Rows from a dataset of charts and code
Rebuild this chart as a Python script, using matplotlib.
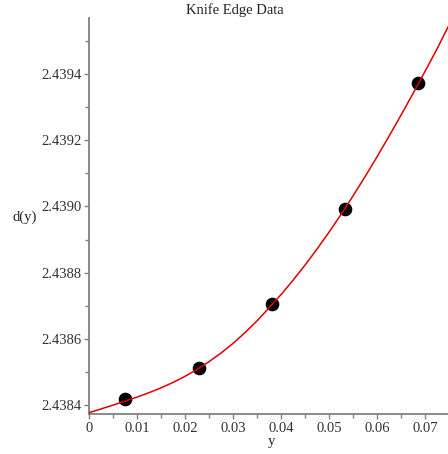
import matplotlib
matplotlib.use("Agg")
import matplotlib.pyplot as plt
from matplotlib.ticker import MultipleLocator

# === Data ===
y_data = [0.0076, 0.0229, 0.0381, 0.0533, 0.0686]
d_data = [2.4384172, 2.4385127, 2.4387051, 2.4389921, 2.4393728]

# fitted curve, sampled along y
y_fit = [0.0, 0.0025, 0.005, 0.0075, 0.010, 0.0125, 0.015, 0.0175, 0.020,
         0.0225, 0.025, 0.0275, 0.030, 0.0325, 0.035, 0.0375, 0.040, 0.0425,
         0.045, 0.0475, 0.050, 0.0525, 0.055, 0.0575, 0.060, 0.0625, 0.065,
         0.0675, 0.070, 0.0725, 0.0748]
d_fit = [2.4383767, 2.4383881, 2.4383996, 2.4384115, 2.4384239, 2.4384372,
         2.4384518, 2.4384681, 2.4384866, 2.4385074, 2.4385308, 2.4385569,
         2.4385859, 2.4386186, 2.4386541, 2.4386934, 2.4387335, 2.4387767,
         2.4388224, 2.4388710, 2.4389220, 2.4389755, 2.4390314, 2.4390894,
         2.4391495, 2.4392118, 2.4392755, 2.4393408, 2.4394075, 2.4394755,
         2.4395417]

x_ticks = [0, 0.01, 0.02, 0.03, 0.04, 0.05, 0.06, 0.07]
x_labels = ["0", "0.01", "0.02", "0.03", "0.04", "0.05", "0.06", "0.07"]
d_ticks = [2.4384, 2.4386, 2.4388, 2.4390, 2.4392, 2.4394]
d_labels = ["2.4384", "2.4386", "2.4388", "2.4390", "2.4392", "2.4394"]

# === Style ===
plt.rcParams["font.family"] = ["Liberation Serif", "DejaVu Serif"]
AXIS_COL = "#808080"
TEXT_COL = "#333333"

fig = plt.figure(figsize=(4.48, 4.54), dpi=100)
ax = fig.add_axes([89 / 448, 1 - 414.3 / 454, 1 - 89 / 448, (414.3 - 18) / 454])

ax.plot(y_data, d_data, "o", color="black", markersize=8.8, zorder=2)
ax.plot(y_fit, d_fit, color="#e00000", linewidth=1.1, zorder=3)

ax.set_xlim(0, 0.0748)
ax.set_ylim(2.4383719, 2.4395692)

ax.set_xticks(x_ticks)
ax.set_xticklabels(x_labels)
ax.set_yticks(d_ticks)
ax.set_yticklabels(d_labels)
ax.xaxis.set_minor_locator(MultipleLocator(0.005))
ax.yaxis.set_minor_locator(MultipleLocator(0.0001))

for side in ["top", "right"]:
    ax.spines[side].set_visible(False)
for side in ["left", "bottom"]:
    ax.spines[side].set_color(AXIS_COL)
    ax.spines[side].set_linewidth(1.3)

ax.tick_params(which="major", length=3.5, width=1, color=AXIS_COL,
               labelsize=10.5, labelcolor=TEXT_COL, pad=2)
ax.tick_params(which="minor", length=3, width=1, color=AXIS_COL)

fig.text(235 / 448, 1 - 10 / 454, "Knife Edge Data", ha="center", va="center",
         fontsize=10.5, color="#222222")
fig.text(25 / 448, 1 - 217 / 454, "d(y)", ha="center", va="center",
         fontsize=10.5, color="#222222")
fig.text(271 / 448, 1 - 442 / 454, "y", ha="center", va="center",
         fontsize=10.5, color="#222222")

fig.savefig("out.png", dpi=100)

==

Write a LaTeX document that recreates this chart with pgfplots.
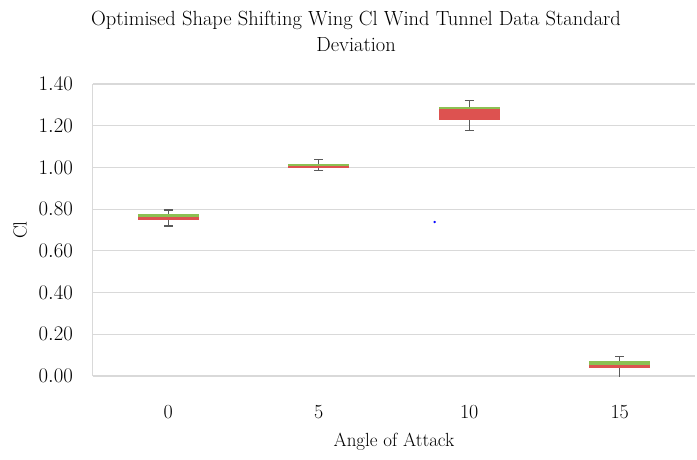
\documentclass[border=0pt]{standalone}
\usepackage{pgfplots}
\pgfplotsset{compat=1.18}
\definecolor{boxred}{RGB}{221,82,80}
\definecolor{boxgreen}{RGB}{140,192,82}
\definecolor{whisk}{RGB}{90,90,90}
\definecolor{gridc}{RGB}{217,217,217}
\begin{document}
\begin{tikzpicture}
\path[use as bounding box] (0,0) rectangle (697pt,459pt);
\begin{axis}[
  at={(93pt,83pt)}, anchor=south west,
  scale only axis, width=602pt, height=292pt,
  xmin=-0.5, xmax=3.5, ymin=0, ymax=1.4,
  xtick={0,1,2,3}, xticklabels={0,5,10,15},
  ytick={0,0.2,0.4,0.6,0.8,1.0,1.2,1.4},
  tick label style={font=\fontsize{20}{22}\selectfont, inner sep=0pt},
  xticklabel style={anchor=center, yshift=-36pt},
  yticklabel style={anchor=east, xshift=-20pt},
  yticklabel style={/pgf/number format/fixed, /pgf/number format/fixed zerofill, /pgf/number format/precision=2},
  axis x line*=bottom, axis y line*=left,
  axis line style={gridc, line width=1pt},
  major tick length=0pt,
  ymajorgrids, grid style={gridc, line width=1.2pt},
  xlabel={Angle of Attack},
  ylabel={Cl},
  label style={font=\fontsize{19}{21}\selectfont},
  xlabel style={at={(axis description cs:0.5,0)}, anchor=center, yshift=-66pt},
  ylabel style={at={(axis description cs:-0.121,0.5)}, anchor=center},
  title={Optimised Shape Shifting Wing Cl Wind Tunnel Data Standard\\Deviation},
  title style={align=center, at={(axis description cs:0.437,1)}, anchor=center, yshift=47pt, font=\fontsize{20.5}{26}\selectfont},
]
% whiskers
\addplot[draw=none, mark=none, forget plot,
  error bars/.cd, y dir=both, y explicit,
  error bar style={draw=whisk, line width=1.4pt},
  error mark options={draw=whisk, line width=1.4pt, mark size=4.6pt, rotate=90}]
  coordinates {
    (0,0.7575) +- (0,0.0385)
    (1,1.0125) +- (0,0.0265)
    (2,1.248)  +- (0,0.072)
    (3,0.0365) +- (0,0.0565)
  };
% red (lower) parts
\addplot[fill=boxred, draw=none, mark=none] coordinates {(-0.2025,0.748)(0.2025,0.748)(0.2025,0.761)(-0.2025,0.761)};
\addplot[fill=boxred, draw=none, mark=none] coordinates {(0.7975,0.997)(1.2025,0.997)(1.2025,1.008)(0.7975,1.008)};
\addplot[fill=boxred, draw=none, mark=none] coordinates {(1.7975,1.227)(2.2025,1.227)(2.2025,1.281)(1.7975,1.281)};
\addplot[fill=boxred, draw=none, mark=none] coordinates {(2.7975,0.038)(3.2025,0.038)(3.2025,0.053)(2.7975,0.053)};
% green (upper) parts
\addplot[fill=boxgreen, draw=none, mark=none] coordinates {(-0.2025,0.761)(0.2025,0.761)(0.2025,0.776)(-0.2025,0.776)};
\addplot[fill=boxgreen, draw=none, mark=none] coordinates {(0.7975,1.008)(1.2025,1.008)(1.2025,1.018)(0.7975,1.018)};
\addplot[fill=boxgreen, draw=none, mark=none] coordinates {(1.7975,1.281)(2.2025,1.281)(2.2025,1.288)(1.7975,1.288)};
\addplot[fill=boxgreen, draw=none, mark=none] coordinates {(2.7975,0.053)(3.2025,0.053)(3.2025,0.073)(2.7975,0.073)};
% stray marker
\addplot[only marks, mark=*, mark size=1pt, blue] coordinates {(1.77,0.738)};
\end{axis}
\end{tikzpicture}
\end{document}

DIRECTIVE
Check each line of the data above for the string "matplotlib" and report only how many lines have it.

WRITTEN RESPONSE
5